- PROVIDED MATERIAL
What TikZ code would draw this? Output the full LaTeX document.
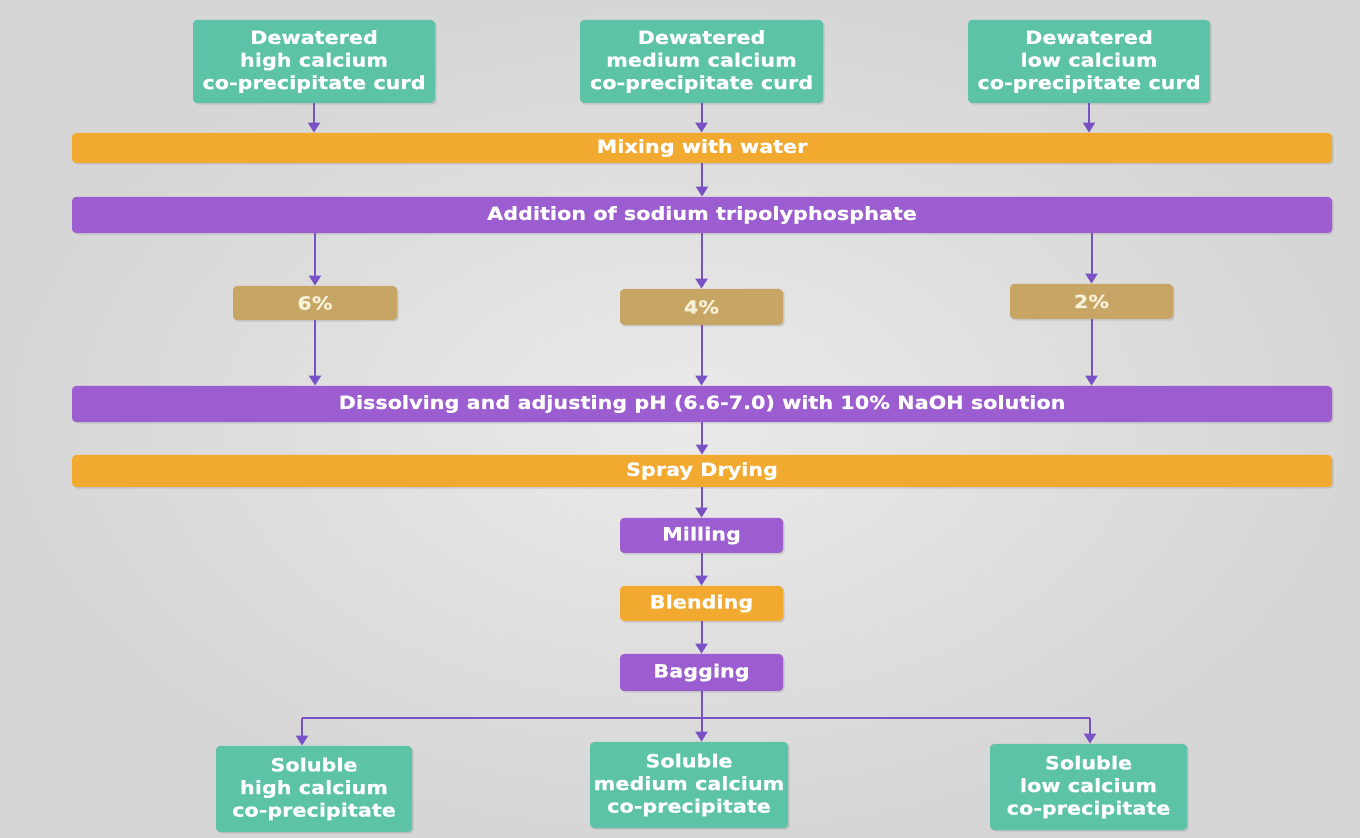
\documentclass[tikz,border=0pt]{standalone}
\usepackage{fontspec}
\setmainfont{DejaVu Sans}
\newfontfamily\boxfont[FakeStretch=1.14, BoldFeatures={FakeBold=0.6}]{DejaVu Sans}
\usetikzlibrary{arrows.meta,shadows}
\definecolor{bgin}{HTML}{EAEAEA}
\definecolor{bgout}{HTML}{D6D6D6}
\definecolor{greenc}{HTML}{5CC3A6}
\definecolor{orangec}{HTML}{F2A930}
\definecolor{purplec}{HTML}{9B5DCF}
\definecolor{tanc}{HTML}{C7A565}
\definecolor{arrowc}{HTML}{7852C4}
\definecolor{tantext}{HTML}{F7F1D6}
\tikzset{
  boxbase/.style={rounded corners=2pt, text=white, font=\boxfont\fontsize{9.1}{11.3}\selectfont\bfseries,
    align=center, inner sep=0pt,
    drop shadow={opacity=0.25, shadow xshift=0.8pt, shadow yshift=-0.8pt}},
  greenbox/.style={boxbase, fill=greenc},
  orangebox/.style={boxbase, fill=orangec},
  purplebox/.style={boxbase, fill=purplec},
  tanbox/.style={boxbase, fill=tanc, text=tantext},
  flow/.style={draw=arrowc, line width=1pt, -{Triangle[width=6pt,length=5pt]}},
  flowline/.style={draw=arrowc, line width=1pt}
}
\begin{document}
\begin{tikzpicture}[x=0.5pt,y=-0.5pt]
\useasboundingbox (0,0) rectangle (1360,838);
\shade[inner color=bgin, outer color=bgout] (0,0) rectangle (1360,838);

\node[greenbox, minimum width=121pt, minimum height=41.5pt] (b1) at (314,61.5) {Dewatered\\high calcium\\co-precipitate curd};
\node[greenbox, minimum width=121.5pt, minimum height=41.5pt] (b2) at (701.5,61.5) {Dewatered\\medium calcium\\co-precipitate curd};
\node[greenbox, minimum width=121pt, minimum height=41.5pt] (b3) at (1089,61.5) {Dewatered\\low calcium\\co-precipitate curd};

\node[orangebox, minimum width=630pt, minimum height=15pt] (mix) at (702,148) {Mixing with water};
\node[purplebox, minimum width=630pt, minimum height=18pt] (add) at (702,215) {Addition of sodium tripolyphosphate};

\node[tanbox, minimum width=82pt, minimum height=17pt] (t6) at (315,303) {6\%};
\node[tanbox, minimum width=81.5pt, minimum height=18pt] (t4) at (701.5,307) {4\%};
\node[tanbox, minimum width=81.5pt, minimum height=17.5pt] (t2) at (1091.5,301.5) {2\%};

\node[purplebox, minimum width=630pt, minimum height=18pt] (diss) at (702,404) {Dissolving and adjusting pH (6.6-7.0) with 10\% NaOH solution};
\node[orangebox, minimum width=630pt, minimum height=16pt] (spray) at (702,471) {Spray Drying};

\node[purplebox, minimum width=81.5pt, minimum height=17.5pt] (mill) at (701.5,535.5) {Milling};
\node[orangebox, minimum width=81.5pt, minimum height=17.5pt] (blend) at (701.5,603.5) {Blending};
\node[purplebox, minimum width=81.5pt, minimum height=18.5pt] (bag) at (701.5,672.5) {Bagging};

\node[greenbox, minimum width=98pt, minimum height=43pt] (s1) at (314,789) {Soluble\\high calcium\\co-precipitate};
\node[greenbox, minimum width=99pt, minimum height=43pt] (s2) at (689,785) {Soluble\\medium calcium\\co-precipitate};
\node[greenbox, minimum width=98.5pt, minimum height=43pt] (s3) at (1088.5,787) {Soluble\\low calcium\\co-precipitate};

% top arrows
\draw[flow] (b1.south) -- (b1.south |- mix.north);
\draw[flow] (b2.south) -- (b2.south |- mix.north);
\draw[flow] (b3.south) -- (b3.south |- mix.north);
\draw[flow] (mix.south) -- (add.north);

\draw[flow] (add.south -| t6.north) -- (t6.north);
\draw[flow] (add.south -| t4.north) -- (t4.north);
\draw[flow] (add.south -| t2.north) -- (t2.north);

\draw[flow] (t6.south) -- (t6.south |- diss.north);
\draw[flow] (t4.south) -- (t4.south |- diss.north);
\draw[flow] (t2.south) -- (t2.south |- diss.north);

\draw[flow] (diss.south) -- (spray.north);
\draw[flow] (spray.south -| mill.north) -- (mill.north);
\draw[flow] (mill.south) -- (blend.north);
\draw[flow] (blend.south) -- (bag.north);

\coordinate (jm) at (701.5,718);
\coordinate (jl) at (302,718);
\coordinate (jr) at (1090,718);
\draw[flowline] (bag.south) -- (jm);
\draw[flowline] (jl) -- (jr);
\draw[flow] (jl) -- (jl |- s1.north);
\draw[flow] (jm) -- (jm |- s2.north);
\draw[flow] (jr) -- (jr |- s3.north);
\end{tikzpicture}
\end{document}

- GIVEN REQUEST
Print the whole listing above once more, word for word, without its pictures.

- THE SOLUTION
What TikZ code would draw this? Output the full LaTeX document.
\documentclass[tikz,border=0pt]{standalone}
\usepackage{fontspec}
\setmainfont{DejaVu Sans}
\newfontfamily\boxfont[FakeStretch=1.14, BoldFeatures={FakeBold=0.6}]{DejaVu Sans}
\usetikzlibrary{arrows.meta,shadows}
\definecolor{bgin}{HTML}{EAEAEA}
\definecolor{bgout}{HTML}{D6D6D6}
\definecolor{greenc}{HTML}{5CC3A6}
\definecolor{orangec}{HTML}{F2A930}
\definecolor{purplec}{HTML}{9B5DCF}
\definecolor{tanc}{HTML}{C7A565}
\definecolor{arrowc}{HTML}{7852C4}
\definecolor{tantext}{HTML}{F7F1D6}
\tikzset{
  boxbase/.style={rounded corners=2pt, text=white, font=\boxfont\fontsize{9.1}{11.3}\selectfont\bfseries,
    align=center, inner sep=0pt,
    drop shadow={opacity=0.25, shadow xshift=0.8pt, shadow yshift=-0.8pt}},
  greenbox/.style={boxbase, fill=greenc},
  orangebox/.style={boxbase, fill=orangec},
  purplebox/.style={boxbase, fill=purplec},
  tanbox/.style={boxbase, fill=tanc, text=tantext},
  flow/.style={draw=arrowc, line width=1pt, -{Triangle[width=6pt,length=5pt]}},
  flowline/.style={draw=arrowc, line width=1pt}
}
\begin{document}
\begin{tikzpicture}[x=0.5pt,y=-0.5pt]
\useasboundingbox (0,0) rectangle (1360,838);
\shade[inner color=bgin, outer color=bgout] (0,0) rectangle (1360,838);

\node[greenbox, minimum width=121pt, minimum height=41.5pt] (b1) at (314,61.5) {Dewatered\\high calcium\\co-precipitate curd};
\node[greenbox, minimum width=121.5pt, minimum height=41.5pt] (b2) at (701.5,61.5) {Dewatered\\medium calcium\\co-precipitate curd};
\node[greenbox, minimum width=121pt, minimum height=41.5pt] (b3) at (1089,61.5) {Dewatered\\low calcium\\co-precipitate curd};

\node[orangebox, minimum width=630pt, minimum height=15pt] (mix) at (702,148) {Mixing with water};
\node[purplebox, minimum width=630pt, minimum height=18pt] (add) at (702,215) {Addition of sodium tripolyphosphate};

\node[tanbox, minimum width=82pt, minimum height=17pt] (t6) at (315,303) {6\%};
\node[tanbox, minimum width=81.5pt, minimum height=18pt] (t4) at (701.5,307) {4\%};
\node[tanbox, minimum width=81.5pt, minimum height=17.5pt] (t2) at (1091.5,301.5) {2\%};

\node[purplebox, minimum width=630pt, minimum height=18pt] (diss) at (702,404) {Dissolving and adjusting pH (6.6-7.0) with 10\% NaOH solution};
\node[orangebox, minimum width=630pt, minimum height=16pt] (spray) at (702,471) {Spray Drying};

\node[purplebox, minimum width=81.5pt, minimum height=17.5pt] (mill) at (701.5,535.5) {Milling};
\node[orangebox, minimum width=81.5pt, minimum height=17.5pt] (blend) at (701.5,603.5) {Blending};
\node[purplebox, minimum width=81.5pt, minimum height=18.5pt] (bag) at (701.5,672.5) {Bagging};

\node[greenbox, minimum width=98pt, minimum height=43pt] (s1) at (314,789) {Soluble\\high calcium\\co-precipitate};
\node[greenbox, minimum width=99pt, minimum height=43pt] (s2) at (689,785) {Soluble\\medium calcium\\co-precipitate};
\node[greenbox, minimum width=98.5pt, minimum height=43pt] (s3) at (1088.5,787) {Soluble\\low calcium\\co-precipitate};

% top arrows
\draw[flow] (b1.south) -- (b1.south |- mix.north);
\draw[flow] (b2.south) -- (b2.south |- mix.north);
\draw[flow] (b3.south) -- (b3.south |- mix.north);
\draw[flow] (mix.south) -- (add.north);

\draw[flow] (add.south -| t6.north) -- (t6.north);
\draw[flow] (add.south -| t4.north) -- (t4.north);
\draw[flow] (add.south -| t2.north) -- (t2.north);

\draw[flow] (t6.south) -- (t6.south |- diss.north);
\draw[flow] (t4.south) -- (t4.south |- diss.north);
\draw[flow] (t2.south) -- (t2.south |- diss.north);

\draw[flow] (diss.south) -- (spray.north);
\draw[flow] (spray.south -| mill.north) -- (mill.north);
\draw[flow] (mill.south) -- (blend.north);
\draw[flow] (blend.south) -- (bag.north);

\coordinate (jm) at (701.5,718);
\coordinate (jl) at (302,718);
\coordinate (jr) at (1090,718);
\draw[flowline] (bag.south) -- (jm);
\draw[flowline] (jl) -- (jr);
\draw[flow] (jl) -- (jl |- s1.north);
\draw[flow] (jm) -- (jm |- s2.north);
\draw[flow] (jr) -- (jr |- s3.north);
\end{tikzpicture}
\end{document}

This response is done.